Show the customer's name and city, the date and time of the order (not the timestamp!), and the bill. (The column function date extracts the date from a timestamp, and the column function time extracts the date from a timestamp.) Order by name + city + when.

Answer table for orders.

Hint: Want to shorten one of your decimal column types so your lines do not wrap on output? You can cast it to be smaller. For instance,

cast(col_a as decimal(5,2))

This will print decimals (numbers) with 5 numerals to the left of the "." and 2 to the right.

4. weights

What is the total weight of each order?

Order by weight, descending, and then by customers' names (in cases of ties on weight).

Answer table for weights.

5. percentage

For each language, what is the city that has the largest percentage of book sales in that language, across cities which have had at least 20 books in total sold?

Measure book sales in number of books.

For example, say 25% of the books sold in Yorktown are French, 22% in Harrisonburg are French, 18% in Richmond, and so forth (and each of this cities qualifies in that at least 20 books have been sold in each), "French Yorktown 25" would be in the output.

Show language, city, percentage, and number of books (sold in that city in that language) for the output rows. Order by language + city.

Answer table for percentage.

 
  Deliverables

Due by 11:59pm Friday 16 March 2007.

For each query, write your query in a file with the corresponding name as above (uniclub, pairs, orders, weights, and percentage).

Do not include the answers generated by each of your queries. I will test your queries myself.

When you are finished, use the submit command to turn in your work. We shall publish soon the submit script that you are to use. The command will look something like:

% submit 6421 two uniclub pairs orders weights percentage

 
  Hints and DB2 Comments

DB2 SQL provides a useful clause called with. It is easiest to show it's use by example.

refund

Who has bought a book via some club that he or she could have gotten less expensively using another club to which he or she belongs?

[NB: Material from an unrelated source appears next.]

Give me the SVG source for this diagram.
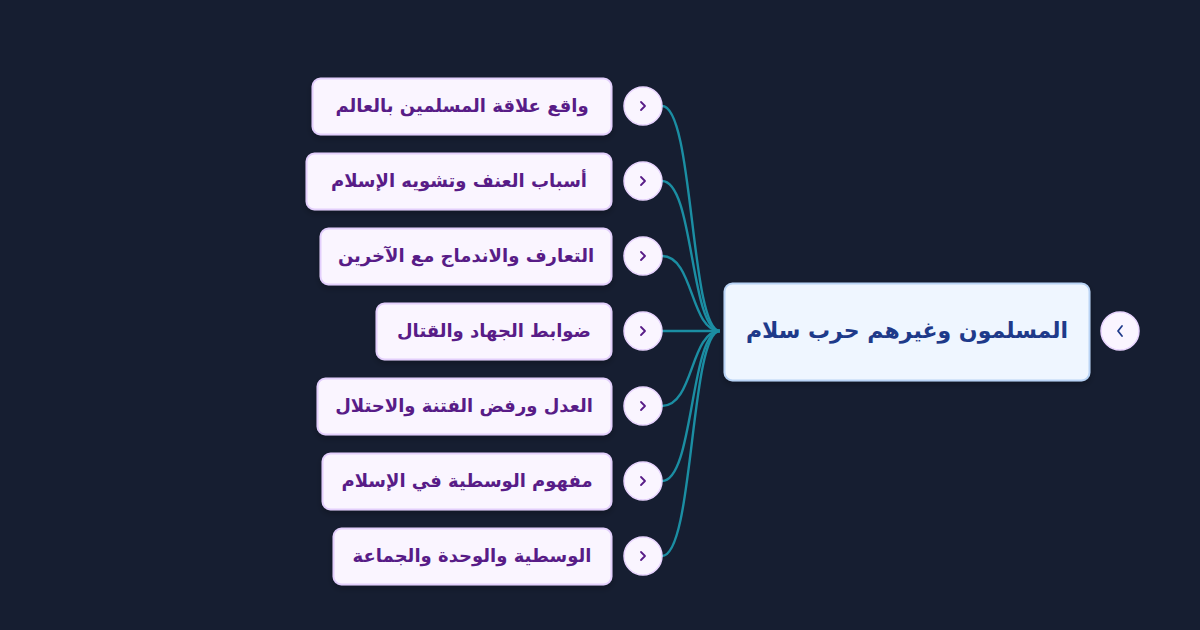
<svg xmlns="http://www.w3.org/2000/svg" width="1200" height="630" viewBox="0 0 1200 630">
<defs>
<style>
.bg{fill:#161e31}
.child rect{fill:#faf5ff;stroke:#e3cffc;stroke-width:2}
.child text{fill:#581c87;font-family:"DejaVu Sans",sans-serif;font-weight:bold;font-size:18px;text-anchor:middle;dominant-baseline:central}
.root rect{fill:#eff6ff;stroke:#b9d3f5;stroke-width:2}
.root text{fill:#1e3a8a;font-family:"DejaVu Sans",sans-serif;font-weight:bold;font-size:22px;text-anchor:middle;dominant-baseline:central}
.tog circle{fill:#faf5ff;stroke:#e9d5ff;stroke-width:1.5}
.tog path{fill:none;stroke:#581c87;stroke-width:1.8;stroke-linecap:round;stroke-linejoin:round}
.rtog path{stroke:#1e3a8a}
.conn path{fill:none;stroke:#1b8ea3;stroke-width:2.4}
</style>
<filter id="sh" x="-10%" y="-20%" width="120%" height="150%">
<feDropShadow dx="0" dy="3" stdDeviation="3" flood-color="#000" flood-opacity="0.25"/>
</filter>
</defs>
<rect class="bg" x="0" y="0" width="1200" height="630"/>
<g id="connectors" class="conn">
<path d="M662,106 C694,106 690,331 720,331"/>
<path d="M662,181 C694,181 690,331 720,331"/>
<path d="M662,256 C694,256 690,331 720,331"/>
<path d="M662,331 L720,331"/>
<path d="M662,406 C694,406 690,331 720,331"/>
<path d="M662,481 C694,481 690,331 720,331"/>
<path d="M662,556 C694,556 690,331 720,331"/>
</g>
<g id="root" class="root">
<rect x="724.5" y="283.5" width="365" height="97" rx="8" filter="url(#sh)"/>
<text x="907" y="330" direction="rtl">المسلمون وغيرهم حرب سلام</text>
</g>
<g id="root-toggle" class="tog rtog">
<circle cx="1120" cy="331" r="19"/>
<path d="M1122,326 L1118,331 L1122,336"/>
</g>
<g id="n1" class="child">
<rect x="312.5" y="78.5" width="299" height="56" rx="8" filter="url(#sh)"/>
<text x="462" y="105" direction="rtl">واقع علاقة المسلمين بالعالم</text>
</g>
<g id="n2" class="child">
<rect x="306.5" y="153.5" width="305" height="56" rx="8" filter="url(#sh)"/>
<text x="459" y="180" direction="rtl">أسباب العنف وتشويه الإسلام</text>
</g>
<g id="n3" class="child">
<rect x="320.5" y="228.5" width="291" height="56" rx="8" filter="url(#sh)"/>
<text x="466" y="255" direction="rtl">التعارف والاندماج مع الآخرين</text>
</g>
<g id="n4" class="child">
<rect x="376.5" y="303.5" width="235" height="56" rx="8" filter="url(#sh)"/>
<text x="494" y="330" direction="rtl">ضوابط الجهاد والقتال</text>
</g>
<g id="n5" class="child">
<rect x="317.5" y="378.5" width="294" height="56" rx="8" filter="url(#sh)"/>
<text x="464" y="405" direction="rtl">العدل ورفض الفتنة والاحتلال</text>
</g>
<g id="n6" class="child">
<rect x="322.5" y="453.5" width="289" height="56" rx="8" filter="url(#sh)"/>
<text x="467" y="480" direction="rtl">مفهوم الوسطية في الإسلام</text>
</g>
<g id="n7" class="child">
<rect x="333.5" y="528.5" width="278" height="56" rx="8" filter="url(#sh)"/>
<text x="472" y="555" direction="rtl">الوسطية والوحدة والجماعة</text>
</g>
<g id="toggles" class="tog">
<circle cx="643" cy="106" r="19"/><path d="M641,102 L645,106 L641,110"/>
<circle cx="643" cy="181" r="19"/><path d="M641,177 L645,181 L641,185"/>
<circle cx="643" cy="256" r="19"/><path d="M641,252 L645,256 L641,260"/>
<circle cx="643" cy="331" r="19"/><path d="M641,327 L645,331 L641,335"/>
<circle cx="643" cy="406" r="19"/><path d="M641,402 L645,406 L641,410"/>
<circle cx="643" cy="481" r="19"/><path d="M641,477 L645,481 L641,485"/>
<circle cx="643" cy="556" r="19"/><path d="M641,552 L645,556 L641,560"/>
</g>
</svg>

List the customer's name, the book's title and year, the quantity bought, the price for which it was bought, and the best price for which it could have been bought.

    with
        best (cid, title, year, lowest) as
            (select distinct M.cid, O.title, O.year, min(price)
                 from yrb_member M, yrb_purchase P, yrb_offer O
                 where M.club = O.club and
                       M.cid = P.cid and
                       P.title = O.title and P.year = O.year
                 group by M.cid, O.title, O.year)
    select C.name, P.title, P.year, qnty, price, lowest
        from yrb_customer C, yrb_purchase P, Best B, yrb_offer O
        where P.cid = B.cid and P.title = B.title and
              P.year = B.year and P.title = O.title and
              P.year = O.year and P.club = O.club and
              C.cid = P.cid and
              O.price > B.lowest
        order by C.name, P.title, P.year;
    

Answer table for query refund.

One may have more tables in the with clause, if need be:

	with
		first (...) as
			(...),
		second (...) as
			(...),
		third (...) as
			(...)
	select ...
		...;
	

Note that you can use the (temporary) view first inside the definition for second, and the views first and second inside the definition for third, and so forth.

DB2 is picky about nested SELECTS always being named via AS. For example,

	select ...
		from (select ...) as A,
			 (select ...) as B,
			 ...
		...;
	

Even if you do not need the alias names A or B later on, give the sub-queries (nested SELECTS) names anyway. Otherwise, DB2 will complain.